EXERCISE AIM:
Copy each line below in which the word "with" occurs.

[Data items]
--- START ---

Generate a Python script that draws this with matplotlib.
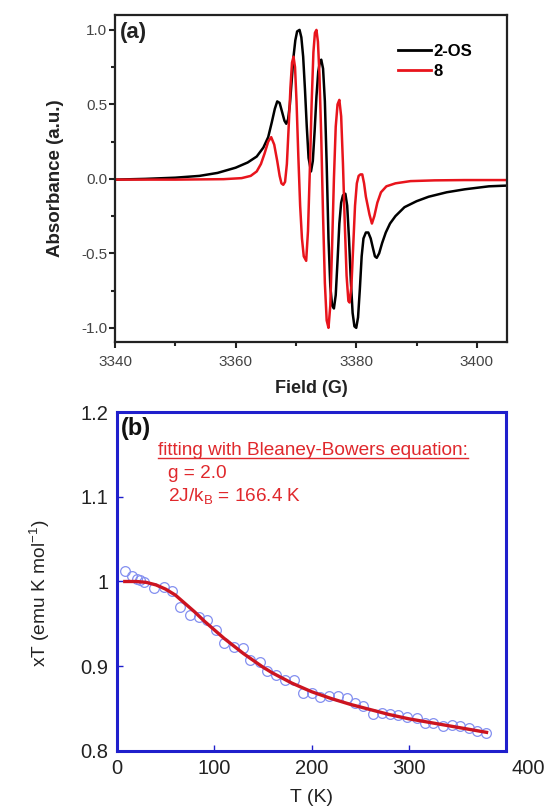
import matplotlib
matplotlib.use("Agg")
import matplotlib.pyplot as plt
from matplotlib.ticker import MultipleLocator, FixedLocator, FixedFormatter
from matplotlib.lines import Line2D
from matplotlib.transforms import ScaledTranslation

plt.rcParams['font.family'] = ['Liberation Sans', 'DejaVu Sans']

# ---- Panel (a): EPR spectra ----
field_2os = [3340, 3345, 3350, 3354, 3357, 3360, 3362, 3363.5, 3364.6, 3365.4, 3366.0, 3366.5, 3366.9,
             3367.3, 3367.7, 3368.1, 3368.4, 3368.7, 3369.0, 3369.3, 3369.6, 3369.9, 3370.2, 3370.6,
             3370.9, 3371.2, 3371.5, 3371.8, 3372.1, 3372.5, 3372.8, 3373.1, 3373.4, 3373.7, 3374.0,
             3374.2, 3374.5, 3374.8, 3375.1, 3375.4, 3375.7, 3376.0, 3376.3, 3376.6, 3376.9, 3377.2,
             3377.5, 3377.8, 3378.2, 3378.5, 3378.8, 3379.1, 3379.4, 3379.7, 3380.0, 3380.3, 3380.6,
             3380.9, 3381.2, 3381.6, 3382.0, 3382.4, 3382.8, 3383.1, 3383.4, 3383.8, 3384.3, 3384.9,
             3385.6, 3386.5, 3388, 3390, 3392, 3395, 3398, 3402, 3405]
abs_2os = [-0.005, 0.0, 0.008, 0.02, 0.04, 0.075, 0.11, 0.15, 0.21, 0.28, 0.38, 0.47, 0.52,
           0.51, 0.45, 0.39, 0.37, 0.40, 0.50, 0.66, 0.82, 0.93, 0.99, 1.0,
           0.95, 0.82, 0.60, 0.35, 0.14, 0.05, 0.12, 0.32, 0.55, 0.72, 0.79,
           0.80, 0.74, 0.52, 0.10, -0.40, -0.72, -0.85, -0.87, -0.78, -0.55, -0.30,
           -0.16, -0.11, -0.10, -0.18, -0.40, -0.68, -0.90, -0.99, -1.0, -0.93, -0.74,
           -0.52, -0.40, -0.36, -0.36, -0.40, -0.47, -0.52, -0.53, -0.50, -0.43, -0.36,
           -0.30, -0.25, -0.19, -0.15, -0.12, -0.09, -0.07, -0.05, -0.045]

field_8 = [3340, 3350, 3358, 3361, 3362.5, 3363.5, 3364.2, 3364.8, 3365.4, 3365.9, 3366.4, 3366.9,
           3367.3, 3367.6, 3367.9, 3368.2, 3368.5, 3368.8, 3369.1, 3369.35, 3369.6, 3369.85, 3370.1,
           3370.4, 3370.7, 3371.0, 3371.3, 3371.7, 3372.0, 3372.3, 3372.6, 3372.9, 3373.15, 3373.4,
           3373.65, 3373.9, 3374.2, 3374.5, 3374.8, 3375.1, 3375.4, 3375.7, 3376.0, 3376.3, 3376.6,
           3376.9, 3377.2, 3377.5, 3377.8, 3378.1, 3378.4, 3378.7, 3378.9, 3379.2, 3379.5, 3379.8,
           3380.1, 3380.4, 3380.7, 3381.0, 3381.3, 3381.6, 3381.9, 3382.2, 3382.6, 3383.0, 3383.5,
           3384.1, 3385, 3386.5, 3389, 3393, 3398, 3405]
abs_8 = [-0.005, -0.005, -0.002, 0.005, 0.02, 0.05, 0.10, 0.17, 0.25, 0.28, 0.23, 0.12,
         0.02, -0.03, -0.04, -0.02, 0.10, 0.35, 0.62, 0.78, 0.82, 0.75, 0.52,
         0.15, -0.18, -0.40, -0.52, -0.55, -0.35, 0.05, 0.50, 0.85, 0.98, 1.0,
         0.92, 0.70, 0.28, -0.25, -0.70, -0.95, -1.0, -0.85, -0.45, 0.0, 0.35,
         0.50, 0.53, 0.42, 0.10, -0.30, -0.65, -0.82, -0.83, -0.72, -0.45, -0.18,
         -0.03, 0.02, 0.03, 0.03, -0.03, -0.12, -0.18, -0.24, -0.30, -0.25, -0.16,
         -0.09, -0.05, -0.03, -0.015, -0.01, -0.008, -0.008]

a_xticks = [3340, 3360, 3380, 3400]
a_yticks = [-1.0, -0.5, 0.0, 0.5, 1.0]
a_yticklabels = ['-1.0', '-0.5', '0.0', '0.5', '1.0']

# ---- Panel (b): chi*T vs T ----
T_data = [8.6, 15.4, 20.5, 23.3, 27.4, 37.7, 47.9, 56.5, 65.1, 74.7, 83.9, 92.5, 102.1, 110.3,
          119.9, 129.1, 137.0, 146.6, 154.1, 163.0, 172.9, 182.2, 191.1, 200.3, 208.9, 217.5,
          227.7, 236.3, 244.9, 253.4, 263.0, 272.3, 280.8, 289.4, 298.6, 308.2, 316.8, 325.3,
          334.9, 344.2, 352.7, 362.3, 370.5, 379.5]
chiT_data = [1.0126, 1.0063, 1.0024, 1.0016, 0.9992, 0.9925, 0.9937, 0.989, 0.970, 0.960, 0.958,
             0.955, 0.943, 0.927, 0.923, 0.921, 0.907, 0.905, 0.894, 0.890, 0.884, 0.884, 0.869,
             0.869, 0.864, 0.865, 0.865, 0.863, 0.857, 0.853, 0.844, 0.845, 0.844, 0.842, 0.840,
             0.839, 0.833, 0.833, 0.829, 0.831, 0.829, 0.827, 0.824, 0.821]
T_fit = [8, 20, 30, 40, 50, 60, 70, 80, 90, 100, 110, 120, 130, 140, 150, 160, 170, 180, 190,
         200, 220, 240, 260, 280, 300, 320, 340, 360, 380]
chiT_fit = [1.000, 1.000, 0.999, 0.996, 0.991, 0.984, 0.974, 0.964, 0.953, 0.943, 0.933, 0.924,
            0.915, 0.907, 0.899, 0.892, 0.886, 0.880, 0.875, 0.870, 0.862, 0.855, 0.849, 0.843,
            0.838, 0.834, 0.830, 0.826, 0.822]

b_yticks = [0.8, 0.9, 1.0, 1.1, 1.2]
b_yticklabels = ['0.8', '0.9', '1', '1.1', '1.2']
b_xticks = [0, 100, 200, 300, 400]

W, H = 551, 809
fig = plt.figure(figsize=(W / 100, H / 100), dpi=100)

# Panel (a)
axa = fig.add_axes([115 / W, 1 - 342 / H, (507 - 115) / W, (342 - 15) / H])
axa.plot(field_2os, abs_2os, color='black', lw=1.8, label='2-OS')
axa.plot(field_8, abs_8, color='#e8141c', lw=1.8, label='8')
axa.set_xlim(3340, 3405)
axa.set_ylim(-1.095, 1.10)
axa.xaxis.set_major_locator(FixedLocator(a_xticks))
axa.xaxis.set_minor_locator(MultipleLocator(10))
axa.yaxis.set_major_locator(FixedLocator(a_yticks))
axa.yaxis.set_minor_locator(MultipleLocator(0.25))
axa.yaxis.set_major_formatter(FixedFormatter(a_yticklabels))
axa.tick_params(which='both', direction='out', top=False, right=False, width=1.5, colors='#222222',
                labelcolor='#444444', labelsize=11)
axa.tick_params(which='major', length=4)
axa.tick_params(which='minor', length=3)
axa.tick_params(axis='x', which='major', pad=5)
axa.tick_params(axis='y', which='major', pad=1.5)
for s in axa.spines.values():
    s.set_linewidth(1.6)
    s.set_color('#222222')
axa.set_xlabel('Field (G)', fontsize=13, fontweight='bold', color='#222222')
axa.set_ylabel('Absorbance (a.u.)', fontsize=13.5, fontweight='bold', color='#222222')
axa.xaxis.set_label_coords(0.5, -0.116)
axa.yaxis.set_label_coords(-0.13, 0.5)
axa.text(3340.8, 0.98, '(a)', fontsize=16, fontweight='bold', va='center', ha='left', color='#222222')
leg = axa.legend(loc='upper left', bbox_to_anchor=(0.722, 0.912), frameon=False,
                 prop={'weight': 'bold', 'size': 12}, handlelength=2.0, handletextpad=0.15,
                 labelspacing=0.3, borderpad=0, borderaxespad=0)
for ln in leg.get_lines():
    ln.set_linewidth(2.0)

# Panel (b)
blue = '#1f1fcc'
axb = fig.add_axes([117 / W, 1 - 751 / H, (506 - 117) / W, (751 - 412) / H])
axb.plot(T_data, chiT_data, linestyle='none', marker='o', markersize=7, markerfacecolor='none',
         markeredgecolor='#8490f0', markeredgewidth=0.9)
axb.plot(T_fit, chiT_fit, color='#cc1420', lw=2.4)
axb.set_xlim(0, 400)
axb.set_ylim(0.8, 1.2)
axb.xaxis.set_major_locator(FixedLocator(b_xticks))
axb.yaxis.set_major_locator(FixedLocator(b_yticks))
axb.yaxis.set_major_formatter(FixedFormatter(b_yticklabels))
axb.tick_params(direction='in', length=4, width=1, color=blue, labelcolor='#222222', labelsize=14.5,
                pad=6)
for s in axb.spines.values():
    s.set_linewidth(2.2)
    s.set_color(blue)
axb.set_xlabel('T (K)', fontsize=14, color='#222222')
axb.set_ylabel('xT (emu K mol$^{\\mathregular{-1}}$)', fontsize=13.8, color='#222222')
axb.xaxis.set_label_coords(0.5, -0.112)
axb.yaxis.set_label_coords(-0.168, 0.465)
axb.text(3.5, 1.18, '(b)', fontsize=17, fontweight='bold', va='center', ha='left', color='#111111')
red = '#e0282c'
t1 = axb.text(42, 1.155, 'fitting with Bleaney-Bowers equation:', fontsize=13.7, color=red,
              va='center', ha='left')
axb.text(52.4, 1.128, 'g = 2.0', fontsize=13.7, color=red, va='center', ha='left')
axb.text(52.4, 1.0997, '2J/k$_{\\mathregular{B}}$ = 166.4 K', fontsize=13.7, color=red,
         va='center', ha='left')

fig.canvas.draw()
# the last x tick label ("400") sits to the right of its tick in the reference
lbl = axb.xaxis.get_major_ticks()[-1].label1
lbl.set_transform(lbl.get_transform() + ScaledTranslation(0.22, 0, fig.dpi_scale_trans))

bb = t1.get_window_extent().transformed(fig.transFigure.inverted())
fig.add_artist(Line2D([bb.x0, bb.x1], [bb.y0 + 0.001, bb.y0 + 0.001], transform=fig.transFigure,
                      color=red, lw=1.0))

fig.savefig('out.png', dpi=100)
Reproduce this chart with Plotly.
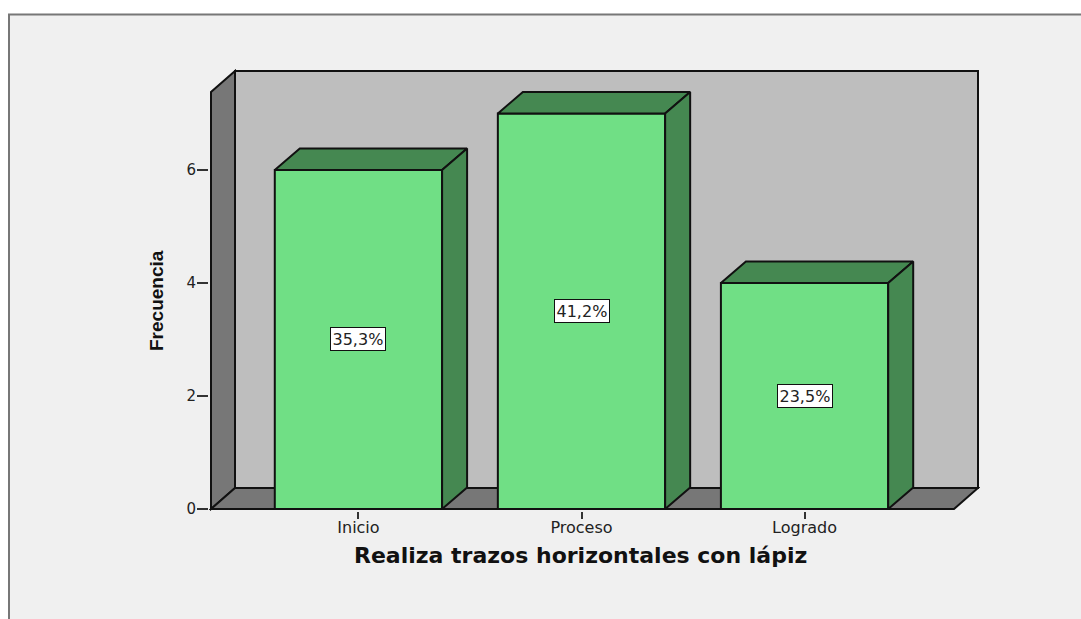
import plotly.graph_objects as go

categories = ["Inicio", "Proceso", "Logrado"]
frequencies = [6, 7, 4]
percent_labels = ["35,3%", "41,2%", "23,5%"]
y_ticks = [0, 2, 4, 6]
x_title = "Realiza trazos horizontales con lápiz"
y_title = "Frecuencia"

W, H = 1081, 619
BAR_W = 0.75
DX, DY = 0.1076, 0.3717      # 3D depth of the walls in axis units
BAR_DX, BAR_DY = 0.1121, 0.3805  # 3D depth of the bars in axis units
X0, X1 = -0.661, 2.67        # front floor extent
YTOP = 7.38                  # front top of the side wall
PAD = 2                      # px of spare room so wall outlines are not clipped
PX_X, PX_Y = 223.0, 56.5     # px per axis unit
GREEN, DARK_GREEN = "#70DF85", "#458851"
WALL, SIDE = "#BEBEBE", "#777777"
INK = "#111111"
TXT = "#222222"

fig = go.Figure()


def poly_path(pts):
    return "M " + " L ".join(f"{x},{y}" for x, y in pts) + " Z"


walls = [
    (WALL, [(X0 + DX, DY), (X1 + DX, DY), (X1 + DX, YTOP + DY), (X0 + DX, YTOP + DY)]),
    (SIDE, [(X0, 0), (X0 + DX, DY), (X0 + DX, YTOP + DY), (X0, YTOP)]),
    (SIDE, [(X0, 0), (X1, 0), (X1 + DX, DY), (X0 + DX, DY)]),
]
shapes = [dict(type="rect", xref="paper", yref="paper", x0=9 / W, x1=1.02, y0=-0.02, y1=1 - 14.5 / H,
               fillcolor="#F0F0F0", line=dict(color="#777777", width=2), layer="below")]
for col, pts in walls:
    shapes.append(dict(type="path", path=poly_path(pts), xref="x", yref="y", fillcolor=col,
                       line=dict(color=INK, width=2), layer="below"))

fig.add_trace(go.Bar(x=list(range(len(categories))), y=frequencies, width=BAR_W,
                     marker=dict(color=GREEN, line=dict(color=INK, width=2)), hoverinfo="skip"))

for i, v in enumerate(frequencies):
    l, r = i - BAR_W / 2, i + BAR_W / 2
    top = [(l, v), (r, v), (r + BAR_DX, v + BAR_DY), (l + BAR_DX, v + BAR_DY), (l, v)]
    side = [(r, 0), (r + BAR_DX, BAR_DY), (r + BAR_DX, v + BAR_DY), (r, v), (r, 0)]
    for pts in (top, side):
        fig.add_trace(go.Scatter(x=[p[0] for p in pts], y=[p[1] for p in pts], mode="lines",
                                 fill="toself", fillcolor=DARK_GREEN,
                                 line=dict(color=INK, width=2), hoverinfo="skip"))

annotations = [
    dict(x=i, y=v / 2, text=t, showarrow=False, bgcolor="white", bordercolor=INK, borderwidth=1,
         borderpad=1.5, font=dict(family="DejaVu Sans", size=16, color=TXT))
    for i, (v, t) in enumerate(zip(frequencies, percent_labels))
]
annotations.append(dict(xref="paper", yref="paper", x=580.5 / W, y=1 - 555.5 / H,
                        text=x_title, showarrow=False, xanchor="center", yanchor="middle",
                        font=dict(family="DejaVu Sans", size=22, color="#111111", weight="bold")))
annotations.append(dict(xref="paper", yref="paper", x=156 / W, y=1 - 301 / H,
                        text=y_title, textangle=-90, showarrow=False, xanchor="center", yanchor="middle",
                        font=dict(family="Liberation Sans", size=19, color="#111111", weight="bold")))

fig.update_layout(
    width=W, height=H, margin=dict(l=0, r=0, t=0, b=0, autoexpand=False), showlegend=False,
    paper_bgcolor="white", plot_bgcolor="rgba(0,0,0,0)", shapes=shapes, annotations=annotations,
    xaxis=dict(domain=[(211 - PAD) / W, (978 + PAD) / W],
               range=[X0 - PAD / PX_X, X1 + DX + PAD / PX_X], showgrid=False, zeroline=False, showline=False,
               tickmode="array", tickvals=list(range(len(categories))), ticktext=categories,
               ticks="outside", ticklen=7, tickwidth=2, tickcolor="#333333", ticklabelstandoff=-5,
               tickfont=dict(family="DejaVu Sans", size=16, color=TXT)),
    yaxis=dict(domain=[1 - (509 + PAD) / H, 1 - (71 - PAD) / H],
               range=[-PAD / PX_Y, YTOP + DY + PAD / PX_Y], showgrid=False, zeroline=False, showline=False,
               tickmode="array", tickvals=y_ticks, ticks="outside", ticklen=11, tickwidth=1.5, tickcolor="#333333",
               ticklabelstandoff=-2,
               tickfont=dict(family="DejaVu Sans", size=15, color=TXT)),
)

fig.write_html("out.html", config={"displayModeBar": False},
               post_script="document.body.style.margin='0';document.documentElement.style.overflow='hidden';")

--- END ---

EXPECTED OUTPUT:
Generate a Python script that draws this with matplotlib.
t1 = axb.text(42, 1.155, 'fitting with Bleaney-Bowers equation:', fontsize=13.7, color=red,
Reproduce this chart with Plotly.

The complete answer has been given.